Instructions to follow
Among the entries below, one stretch runs from the line that contains "Rebuild this diagram" through the line that contains "(outputA) at (800,837.5)". Repeat that stretch exactly, ends included, and only that.

Exercise data
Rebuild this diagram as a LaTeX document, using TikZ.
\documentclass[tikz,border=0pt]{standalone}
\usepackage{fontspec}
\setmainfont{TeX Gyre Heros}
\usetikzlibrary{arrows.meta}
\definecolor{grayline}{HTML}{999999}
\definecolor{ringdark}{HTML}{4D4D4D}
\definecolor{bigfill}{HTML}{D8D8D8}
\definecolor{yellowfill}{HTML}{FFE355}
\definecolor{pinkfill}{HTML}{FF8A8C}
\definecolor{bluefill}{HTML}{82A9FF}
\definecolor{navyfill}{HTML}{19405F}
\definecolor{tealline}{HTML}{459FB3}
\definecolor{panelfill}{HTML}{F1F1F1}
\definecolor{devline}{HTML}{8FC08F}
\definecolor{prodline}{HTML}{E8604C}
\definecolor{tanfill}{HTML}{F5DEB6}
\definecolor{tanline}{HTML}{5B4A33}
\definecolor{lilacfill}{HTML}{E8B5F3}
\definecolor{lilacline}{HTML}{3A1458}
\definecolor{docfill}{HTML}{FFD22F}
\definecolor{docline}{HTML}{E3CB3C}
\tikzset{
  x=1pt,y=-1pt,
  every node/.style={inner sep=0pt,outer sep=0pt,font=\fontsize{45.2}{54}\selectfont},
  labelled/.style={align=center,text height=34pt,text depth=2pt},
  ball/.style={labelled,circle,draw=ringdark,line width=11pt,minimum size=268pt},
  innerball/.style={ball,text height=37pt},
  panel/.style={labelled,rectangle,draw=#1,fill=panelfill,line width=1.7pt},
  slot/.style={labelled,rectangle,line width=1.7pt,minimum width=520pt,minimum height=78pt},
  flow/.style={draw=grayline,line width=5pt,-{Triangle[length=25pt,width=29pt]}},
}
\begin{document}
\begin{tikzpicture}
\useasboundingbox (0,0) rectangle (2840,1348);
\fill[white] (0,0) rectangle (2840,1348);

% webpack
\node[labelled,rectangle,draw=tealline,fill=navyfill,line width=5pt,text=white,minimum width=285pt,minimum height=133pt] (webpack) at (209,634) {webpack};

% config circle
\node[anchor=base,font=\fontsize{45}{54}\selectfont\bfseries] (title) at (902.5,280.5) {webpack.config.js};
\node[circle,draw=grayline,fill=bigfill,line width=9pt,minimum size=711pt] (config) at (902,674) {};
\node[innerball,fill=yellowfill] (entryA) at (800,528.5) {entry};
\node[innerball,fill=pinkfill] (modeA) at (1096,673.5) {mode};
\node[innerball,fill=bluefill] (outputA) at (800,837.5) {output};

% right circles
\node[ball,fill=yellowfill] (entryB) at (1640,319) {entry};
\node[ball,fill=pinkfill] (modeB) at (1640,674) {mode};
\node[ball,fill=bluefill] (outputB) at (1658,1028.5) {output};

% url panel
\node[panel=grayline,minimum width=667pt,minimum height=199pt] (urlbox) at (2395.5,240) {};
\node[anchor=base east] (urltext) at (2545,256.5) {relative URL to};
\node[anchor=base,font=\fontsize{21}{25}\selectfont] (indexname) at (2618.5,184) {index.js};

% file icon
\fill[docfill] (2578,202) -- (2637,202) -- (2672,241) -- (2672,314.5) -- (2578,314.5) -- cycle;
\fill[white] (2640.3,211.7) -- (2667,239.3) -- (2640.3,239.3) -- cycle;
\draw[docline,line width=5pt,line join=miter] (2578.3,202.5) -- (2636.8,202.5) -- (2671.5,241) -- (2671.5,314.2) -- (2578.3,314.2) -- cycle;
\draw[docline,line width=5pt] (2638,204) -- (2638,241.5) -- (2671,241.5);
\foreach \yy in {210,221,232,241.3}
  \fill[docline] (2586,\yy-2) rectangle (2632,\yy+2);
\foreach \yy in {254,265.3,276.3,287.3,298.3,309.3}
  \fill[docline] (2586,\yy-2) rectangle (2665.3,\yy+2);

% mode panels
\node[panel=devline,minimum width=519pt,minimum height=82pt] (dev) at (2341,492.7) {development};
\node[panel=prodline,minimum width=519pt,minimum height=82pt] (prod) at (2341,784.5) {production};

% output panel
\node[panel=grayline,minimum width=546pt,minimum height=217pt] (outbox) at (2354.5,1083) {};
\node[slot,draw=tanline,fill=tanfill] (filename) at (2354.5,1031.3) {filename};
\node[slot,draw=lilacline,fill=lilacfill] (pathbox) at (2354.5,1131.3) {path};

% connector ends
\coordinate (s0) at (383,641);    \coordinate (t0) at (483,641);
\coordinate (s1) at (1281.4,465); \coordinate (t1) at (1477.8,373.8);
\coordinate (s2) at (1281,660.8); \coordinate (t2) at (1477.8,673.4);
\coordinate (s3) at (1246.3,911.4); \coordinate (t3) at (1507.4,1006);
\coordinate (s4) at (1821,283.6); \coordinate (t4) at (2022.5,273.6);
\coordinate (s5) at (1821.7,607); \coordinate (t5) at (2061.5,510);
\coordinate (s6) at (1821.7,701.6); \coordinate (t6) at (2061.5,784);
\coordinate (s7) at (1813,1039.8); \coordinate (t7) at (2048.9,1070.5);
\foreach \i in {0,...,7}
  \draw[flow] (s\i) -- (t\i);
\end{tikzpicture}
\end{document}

...

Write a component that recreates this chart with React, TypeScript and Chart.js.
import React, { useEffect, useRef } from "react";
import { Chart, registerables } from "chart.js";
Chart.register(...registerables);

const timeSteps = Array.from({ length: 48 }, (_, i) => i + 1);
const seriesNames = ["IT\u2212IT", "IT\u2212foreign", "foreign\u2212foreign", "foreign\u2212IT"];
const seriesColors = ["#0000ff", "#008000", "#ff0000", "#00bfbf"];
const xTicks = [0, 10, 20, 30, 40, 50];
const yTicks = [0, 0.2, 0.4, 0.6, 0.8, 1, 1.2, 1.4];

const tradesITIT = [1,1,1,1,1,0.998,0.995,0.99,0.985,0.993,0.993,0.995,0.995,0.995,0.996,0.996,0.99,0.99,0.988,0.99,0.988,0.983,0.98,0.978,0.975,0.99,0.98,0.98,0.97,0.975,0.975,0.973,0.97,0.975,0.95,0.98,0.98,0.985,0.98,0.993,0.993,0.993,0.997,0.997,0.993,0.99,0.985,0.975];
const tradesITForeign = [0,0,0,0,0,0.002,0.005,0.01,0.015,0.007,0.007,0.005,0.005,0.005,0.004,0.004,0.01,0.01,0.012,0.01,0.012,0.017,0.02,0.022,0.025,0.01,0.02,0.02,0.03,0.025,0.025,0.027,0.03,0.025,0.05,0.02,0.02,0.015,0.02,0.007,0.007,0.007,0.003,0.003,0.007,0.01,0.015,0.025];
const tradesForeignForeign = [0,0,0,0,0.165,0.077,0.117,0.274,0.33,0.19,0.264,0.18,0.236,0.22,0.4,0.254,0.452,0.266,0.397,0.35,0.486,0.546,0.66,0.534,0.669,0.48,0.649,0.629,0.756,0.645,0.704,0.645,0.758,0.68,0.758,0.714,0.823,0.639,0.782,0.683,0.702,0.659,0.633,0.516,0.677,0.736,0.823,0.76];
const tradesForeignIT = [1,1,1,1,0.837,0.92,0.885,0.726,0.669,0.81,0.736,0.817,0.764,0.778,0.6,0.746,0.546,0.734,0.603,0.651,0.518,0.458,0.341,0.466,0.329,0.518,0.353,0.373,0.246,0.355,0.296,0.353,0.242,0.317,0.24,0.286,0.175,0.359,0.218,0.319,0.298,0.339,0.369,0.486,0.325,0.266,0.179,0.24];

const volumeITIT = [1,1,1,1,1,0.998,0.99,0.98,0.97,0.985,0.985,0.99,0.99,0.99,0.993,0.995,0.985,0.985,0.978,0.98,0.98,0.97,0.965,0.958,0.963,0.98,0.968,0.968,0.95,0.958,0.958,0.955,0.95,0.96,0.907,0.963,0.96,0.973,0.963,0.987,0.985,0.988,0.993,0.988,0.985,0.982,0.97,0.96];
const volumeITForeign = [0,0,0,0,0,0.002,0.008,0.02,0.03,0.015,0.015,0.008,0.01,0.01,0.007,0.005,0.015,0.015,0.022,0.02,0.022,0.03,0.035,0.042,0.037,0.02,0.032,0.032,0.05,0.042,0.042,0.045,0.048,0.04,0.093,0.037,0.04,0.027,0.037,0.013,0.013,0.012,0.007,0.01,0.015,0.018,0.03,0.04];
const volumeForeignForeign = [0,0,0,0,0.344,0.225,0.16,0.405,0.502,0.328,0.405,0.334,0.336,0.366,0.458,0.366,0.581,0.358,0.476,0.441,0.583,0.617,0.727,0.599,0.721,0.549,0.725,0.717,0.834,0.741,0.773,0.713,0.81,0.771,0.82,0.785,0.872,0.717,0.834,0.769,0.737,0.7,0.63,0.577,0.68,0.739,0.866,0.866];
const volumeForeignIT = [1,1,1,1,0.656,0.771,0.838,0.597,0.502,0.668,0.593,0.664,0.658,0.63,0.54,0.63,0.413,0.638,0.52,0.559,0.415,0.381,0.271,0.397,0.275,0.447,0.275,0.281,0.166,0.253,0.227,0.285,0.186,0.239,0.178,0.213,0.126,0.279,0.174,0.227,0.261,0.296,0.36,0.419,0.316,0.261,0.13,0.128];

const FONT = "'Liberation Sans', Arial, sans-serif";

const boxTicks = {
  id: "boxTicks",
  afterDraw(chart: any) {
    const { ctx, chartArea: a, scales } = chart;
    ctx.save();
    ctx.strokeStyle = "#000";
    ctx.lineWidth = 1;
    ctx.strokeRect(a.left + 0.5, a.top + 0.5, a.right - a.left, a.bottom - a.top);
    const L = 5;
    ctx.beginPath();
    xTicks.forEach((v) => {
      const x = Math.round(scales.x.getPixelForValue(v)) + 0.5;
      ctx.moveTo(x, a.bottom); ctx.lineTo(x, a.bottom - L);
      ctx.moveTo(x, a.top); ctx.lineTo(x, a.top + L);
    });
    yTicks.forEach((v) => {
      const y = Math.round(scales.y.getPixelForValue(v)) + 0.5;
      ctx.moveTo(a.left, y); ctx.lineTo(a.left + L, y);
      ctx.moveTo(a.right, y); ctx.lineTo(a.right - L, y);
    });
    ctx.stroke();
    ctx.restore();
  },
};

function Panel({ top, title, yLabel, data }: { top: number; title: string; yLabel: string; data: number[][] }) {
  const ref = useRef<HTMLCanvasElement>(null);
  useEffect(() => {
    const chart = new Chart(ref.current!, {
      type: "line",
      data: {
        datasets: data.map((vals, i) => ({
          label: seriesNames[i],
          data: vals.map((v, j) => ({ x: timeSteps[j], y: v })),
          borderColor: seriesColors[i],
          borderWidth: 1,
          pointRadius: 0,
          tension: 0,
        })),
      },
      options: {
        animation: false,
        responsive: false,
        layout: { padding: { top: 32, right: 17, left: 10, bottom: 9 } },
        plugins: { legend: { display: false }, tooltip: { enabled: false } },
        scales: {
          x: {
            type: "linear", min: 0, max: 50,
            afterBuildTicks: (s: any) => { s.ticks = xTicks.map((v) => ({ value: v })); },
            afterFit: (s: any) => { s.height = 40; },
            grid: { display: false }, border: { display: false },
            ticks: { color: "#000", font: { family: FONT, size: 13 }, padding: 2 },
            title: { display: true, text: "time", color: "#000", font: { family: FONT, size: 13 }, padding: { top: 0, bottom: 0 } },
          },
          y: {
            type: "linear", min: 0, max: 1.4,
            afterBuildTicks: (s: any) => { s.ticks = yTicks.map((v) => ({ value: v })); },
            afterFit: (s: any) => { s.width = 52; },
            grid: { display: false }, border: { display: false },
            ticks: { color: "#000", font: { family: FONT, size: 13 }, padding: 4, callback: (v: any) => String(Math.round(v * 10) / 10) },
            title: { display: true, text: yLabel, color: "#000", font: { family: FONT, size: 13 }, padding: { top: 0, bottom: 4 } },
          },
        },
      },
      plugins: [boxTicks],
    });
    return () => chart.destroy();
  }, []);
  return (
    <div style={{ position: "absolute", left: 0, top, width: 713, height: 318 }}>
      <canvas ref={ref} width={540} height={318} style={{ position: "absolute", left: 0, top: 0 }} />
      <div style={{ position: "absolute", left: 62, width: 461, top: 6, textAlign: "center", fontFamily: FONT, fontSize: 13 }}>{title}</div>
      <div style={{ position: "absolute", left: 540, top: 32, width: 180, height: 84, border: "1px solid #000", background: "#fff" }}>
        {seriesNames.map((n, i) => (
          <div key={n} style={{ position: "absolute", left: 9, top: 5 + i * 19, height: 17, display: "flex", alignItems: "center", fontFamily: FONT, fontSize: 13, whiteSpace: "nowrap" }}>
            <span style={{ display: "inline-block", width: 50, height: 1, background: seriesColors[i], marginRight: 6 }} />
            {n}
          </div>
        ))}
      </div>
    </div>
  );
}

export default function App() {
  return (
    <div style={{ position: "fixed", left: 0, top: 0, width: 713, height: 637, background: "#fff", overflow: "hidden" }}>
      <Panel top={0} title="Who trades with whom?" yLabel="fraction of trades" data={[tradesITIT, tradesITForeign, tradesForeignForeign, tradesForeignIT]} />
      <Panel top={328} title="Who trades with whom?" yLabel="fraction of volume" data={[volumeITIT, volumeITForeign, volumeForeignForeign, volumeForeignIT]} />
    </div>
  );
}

Response for this exercise
Rebuild this diagram as a LaTeX document, using TikZ.
\documentclass[tikz,border=0pt]{standalone}
\usepackage{fontspec}
\setmainfont{TeX Gyre Heros}
\usetikzlibrary{arrows.meta}
\definecolor{grayline}{HTML}{999999}
\definecolor{ringdark}{HTML}{4D4D4D}
\definecolor{bigfill}{HTML}{D8D8D8}
\definecolor{yellowfill}{HTML}{FFE355}
\definecolor{pinkfill}{HTML}{FF8A8C}
\definecolor{bluefill}{HTML}{82A9FF}
\definecolor{navyfill}{HTML}{19405F}
\definecolor{tealline}{HTML}{459FB3}
\definecolor{panelfill}{HTML}{F1F1F1}
\definecolor{devline}{HTML}{8FC08F}
\definecolor{prodline}{HTML}{E8604C}
\definecolor{tanfill}{HTML}{F5DEB6}
\definecolor{tanline}{HTML}{5B4A33}
\definecolor{lilacfill}{HTML}{E8B5F3}
\definecolor{lilacline}{HTML}{3A1458}
\definecolor{docfill}{HTML}{FFD22F}
\definecolor{docline}{HTML}{E3CB3C}
\tikzset{
  x=1pt,y=-1pt,
  every node/.style={inner sep=0pt,outer sep=0pt,font=\fontsize{45.2}{54}\selectfont},
  labelled/.style={align=center,text height=34pt,text depth=2pt},
  ball/.style={labelled,circle,draw=ringdark,line width=11pt,minimum size=268pt},
  innerball/.style={ball,text height=37pt},
  panel/.style={labelled,rectangle,draw=#1,fill=panelfill,line width=1.7pt},
  slot/.style={labelled,rectangle,line width=1.7pt,minimum width=520pt,minimum height=78pt},
  flow/.style={draw=grayline,line width=5pt,-{Triangle[length=25pt,width=29pt]}},
}
\begin{document}
\begin{tikzpicture}
\useasboundingbox (0,0) rectangle (2840,1348);
\fill[white] (0,0) rectangle (2840,1348);

% webpack
\node[labelled,rectangle,draw=tealline,fill=navyfill,line width=5pt,text=white,minimum width=285pt,minimum height=133pt] (webpack) at (209,634) {webpack};

% config circle
\node[anchor=base,font=\fontsize{45}{54}\selectfont\bfseries] (title) at (902.5,280.5) {webpack.config.js};
\node[circle,draw=grayline,fill=bigfill,line width=9pt,minimum size=711pt] (config) at (902,674) {};
\node[innerball,fill=yellowfill] (entryA) at (800,528.5) {entry};
\node[innerball,fill=pinkfill] (modeA) at (1096,673.5) {mode};
\node[innerball,fill=bluefill] (outputA) at (800,837.5) {output};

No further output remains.